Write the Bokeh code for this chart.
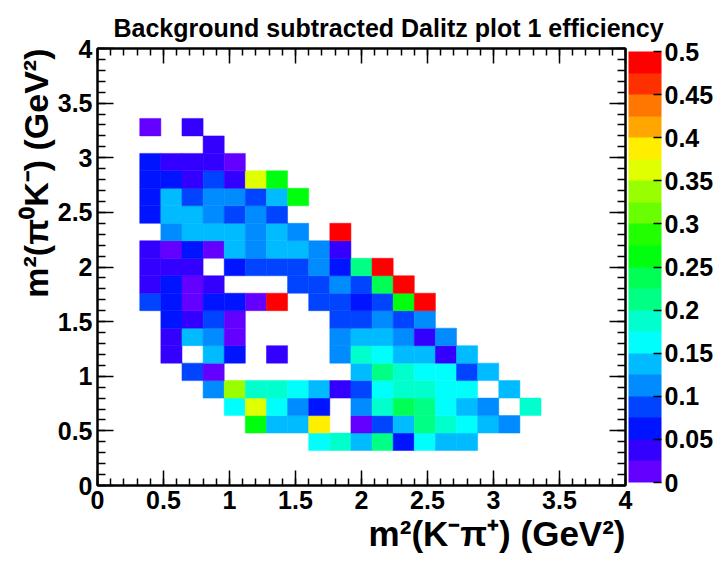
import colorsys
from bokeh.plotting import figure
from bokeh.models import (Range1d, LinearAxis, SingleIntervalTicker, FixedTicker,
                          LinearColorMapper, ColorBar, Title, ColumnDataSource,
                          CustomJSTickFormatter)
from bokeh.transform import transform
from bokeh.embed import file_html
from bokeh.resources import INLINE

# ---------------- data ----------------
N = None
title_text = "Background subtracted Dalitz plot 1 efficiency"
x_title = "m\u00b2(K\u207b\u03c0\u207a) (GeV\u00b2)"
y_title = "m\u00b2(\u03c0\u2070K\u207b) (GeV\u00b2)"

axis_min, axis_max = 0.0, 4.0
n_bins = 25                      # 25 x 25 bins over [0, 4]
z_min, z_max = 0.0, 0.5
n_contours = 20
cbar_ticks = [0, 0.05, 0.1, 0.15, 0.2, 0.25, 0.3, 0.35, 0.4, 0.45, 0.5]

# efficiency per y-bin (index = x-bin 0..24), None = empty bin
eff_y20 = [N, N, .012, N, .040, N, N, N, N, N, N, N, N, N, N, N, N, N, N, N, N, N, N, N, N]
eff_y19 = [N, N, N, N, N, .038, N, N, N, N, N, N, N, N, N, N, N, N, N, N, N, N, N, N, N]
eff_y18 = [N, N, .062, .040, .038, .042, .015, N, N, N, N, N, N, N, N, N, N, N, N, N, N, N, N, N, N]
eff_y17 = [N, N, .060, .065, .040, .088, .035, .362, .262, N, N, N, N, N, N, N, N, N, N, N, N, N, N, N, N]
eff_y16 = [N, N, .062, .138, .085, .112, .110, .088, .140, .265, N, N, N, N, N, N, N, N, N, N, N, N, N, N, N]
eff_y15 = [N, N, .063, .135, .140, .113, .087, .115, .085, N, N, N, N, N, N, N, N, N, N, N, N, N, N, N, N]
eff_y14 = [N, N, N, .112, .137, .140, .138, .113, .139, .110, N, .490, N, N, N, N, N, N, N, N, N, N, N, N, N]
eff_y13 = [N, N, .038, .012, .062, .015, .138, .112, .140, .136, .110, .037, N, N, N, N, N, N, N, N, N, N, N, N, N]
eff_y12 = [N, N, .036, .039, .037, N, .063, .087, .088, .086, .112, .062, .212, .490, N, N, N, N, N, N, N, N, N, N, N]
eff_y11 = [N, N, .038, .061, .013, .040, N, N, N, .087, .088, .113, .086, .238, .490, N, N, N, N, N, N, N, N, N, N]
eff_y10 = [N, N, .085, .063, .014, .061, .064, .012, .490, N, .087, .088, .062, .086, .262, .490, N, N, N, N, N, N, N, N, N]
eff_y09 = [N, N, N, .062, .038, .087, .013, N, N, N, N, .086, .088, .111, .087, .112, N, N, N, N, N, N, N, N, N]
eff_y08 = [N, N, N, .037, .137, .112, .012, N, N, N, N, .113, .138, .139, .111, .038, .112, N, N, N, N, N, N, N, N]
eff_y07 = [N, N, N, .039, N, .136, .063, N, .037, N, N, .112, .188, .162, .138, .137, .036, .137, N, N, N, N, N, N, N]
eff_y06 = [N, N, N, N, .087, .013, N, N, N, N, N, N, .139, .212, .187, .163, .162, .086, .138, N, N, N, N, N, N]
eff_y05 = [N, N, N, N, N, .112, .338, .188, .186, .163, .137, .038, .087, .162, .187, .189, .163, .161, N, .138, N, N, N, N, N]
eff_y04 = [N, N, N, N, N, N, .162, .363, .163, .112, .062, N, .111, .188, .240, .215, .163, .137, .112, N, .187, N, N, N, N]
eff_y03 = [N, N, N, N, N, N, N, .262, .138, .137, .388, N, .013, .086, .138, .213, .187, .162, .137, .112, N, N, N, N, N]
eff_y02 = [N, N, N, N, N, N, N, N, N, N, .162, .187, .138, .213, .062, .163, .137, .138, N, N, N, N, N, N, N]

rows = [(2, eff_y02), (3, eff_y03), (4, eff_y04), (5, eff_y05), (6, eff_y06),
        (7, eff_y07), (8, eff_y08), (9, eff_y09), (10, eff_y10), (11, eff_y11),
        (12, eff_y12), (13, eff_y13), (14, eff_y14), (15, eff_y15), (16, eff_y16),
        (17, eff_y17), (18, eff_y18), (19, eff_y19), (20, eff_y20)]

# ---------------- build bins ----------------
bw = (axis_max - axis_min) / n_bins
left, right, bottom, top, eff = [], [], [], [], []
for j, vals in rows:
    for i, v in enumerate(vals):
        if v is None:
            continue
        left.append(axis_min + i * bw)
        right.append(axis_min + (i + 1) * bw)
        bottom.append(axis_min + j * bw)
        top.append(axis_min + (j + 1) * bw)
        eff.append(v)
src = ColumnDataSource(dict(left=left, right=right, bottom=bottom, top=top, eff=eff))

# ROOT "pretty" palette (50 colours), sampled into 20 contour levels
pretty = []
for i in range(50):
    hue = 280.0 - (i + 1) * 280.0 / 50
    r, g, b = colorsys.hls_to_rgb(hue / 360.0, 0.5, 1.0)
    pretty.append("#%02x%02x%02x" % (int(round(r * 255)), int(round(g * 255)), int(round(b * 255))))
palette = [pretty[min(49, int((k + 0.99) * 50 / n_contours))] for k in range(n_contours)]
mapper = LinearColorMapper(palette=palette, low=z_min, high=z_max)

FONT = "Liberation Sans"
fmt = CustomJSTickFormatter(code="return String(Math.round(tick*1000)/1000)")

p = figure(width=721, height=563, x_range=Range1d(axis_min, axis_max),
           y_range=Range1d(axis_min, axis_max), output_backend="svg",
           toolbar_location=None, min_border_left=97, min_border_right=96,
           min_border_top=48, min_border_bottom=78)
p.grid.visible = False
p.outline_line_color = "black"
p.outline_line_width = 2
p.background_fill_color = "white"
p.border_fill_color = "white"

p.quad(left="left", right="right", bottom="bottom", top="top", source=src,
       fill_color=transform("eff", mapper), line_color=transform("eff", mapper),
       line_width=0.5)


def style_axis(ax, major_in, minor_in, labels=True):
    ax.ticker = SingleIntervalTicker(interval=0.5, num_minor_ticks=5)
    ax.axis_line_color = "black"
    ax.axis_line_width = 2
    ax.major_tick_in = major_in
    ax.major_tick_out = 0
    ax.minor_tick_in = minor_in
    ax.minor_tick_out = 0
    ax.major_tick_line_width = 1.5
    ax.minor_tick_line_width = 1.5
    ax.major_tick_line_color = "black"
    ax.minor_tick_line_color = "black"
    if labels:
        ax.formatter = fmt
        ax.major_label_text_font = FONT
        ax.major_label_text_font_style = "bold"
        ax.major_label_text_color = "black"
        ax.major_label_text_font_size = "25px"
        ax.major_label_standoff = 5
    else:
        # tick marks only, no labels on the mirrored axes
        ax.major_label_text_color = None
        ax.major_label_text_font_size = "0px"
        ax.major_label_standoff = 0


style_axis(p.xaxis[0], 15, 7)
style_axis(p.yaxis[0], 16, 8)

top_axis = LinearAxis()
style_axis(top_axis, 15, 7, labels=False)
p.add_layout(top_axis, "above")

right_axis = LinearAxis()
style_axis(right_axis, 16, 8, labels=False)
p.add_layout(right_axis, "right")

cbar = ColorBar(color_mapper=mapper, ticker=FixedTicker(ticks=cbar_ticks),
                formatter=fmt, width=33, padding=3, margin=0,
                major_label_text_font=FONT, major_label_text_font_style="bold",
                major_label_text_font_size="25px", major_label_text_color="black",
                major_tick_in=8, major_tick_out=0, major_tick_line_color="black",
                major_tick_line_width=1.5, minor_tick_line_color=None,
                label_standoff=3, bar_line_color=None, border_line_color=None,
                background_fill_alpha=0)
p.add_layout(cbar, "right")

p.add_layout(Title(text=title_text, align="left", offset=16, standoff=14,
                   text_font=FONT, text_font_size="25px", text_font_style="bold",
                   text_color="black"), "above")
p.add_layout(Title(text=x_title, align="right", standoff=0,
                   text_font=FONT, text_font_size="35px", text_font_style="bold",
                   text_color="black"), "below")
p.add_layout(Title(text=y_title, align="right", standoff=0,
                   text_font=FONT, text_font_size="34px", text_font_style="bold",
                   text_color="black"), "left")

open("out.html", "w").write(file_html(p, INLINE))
++++
Could the lines from the top of the material through the line with "0.4, 0.45, 0.5]" be repeated exactly, pictures left out?

Write the Bokeh code for this chart.
import colorsys
from bokeh.plotting import figure
from bokeh.models import (Range1d, LinearAxis, SingleIntervalTicker, FixedTicker,
                          LinearColorMapper, ColorBar, Title, ColumnDataSource,
                          CustomJSTickFormatter)
from bokeh.transform import transform
from bokeh.embed import file_html
from bokeh.resources import INLINE

# ---------------- data ----------------
N = None
title_text = "Background subtracted Dalitz plot 1 efficiency"
x_title = "m\u00b2(K\u207b\u03c0\u207a) (GeV\u00b2)"
y_title = "m\u00b2(\u03c0\u2070K\u207b) (GeV\u00b2)"

axis_min, axis_max = 0.0, 4.0
n_bins = 25                      # 25 x 25 bins over [0, 4]
z_min, z_max = 0.0, 0.5
n_contours = 20
cbar_ticks = [0, 0.05, 0.1, 0.15, 0.2, 0.25, 0.3, 0.35, 0.4, 0.45, 0.5]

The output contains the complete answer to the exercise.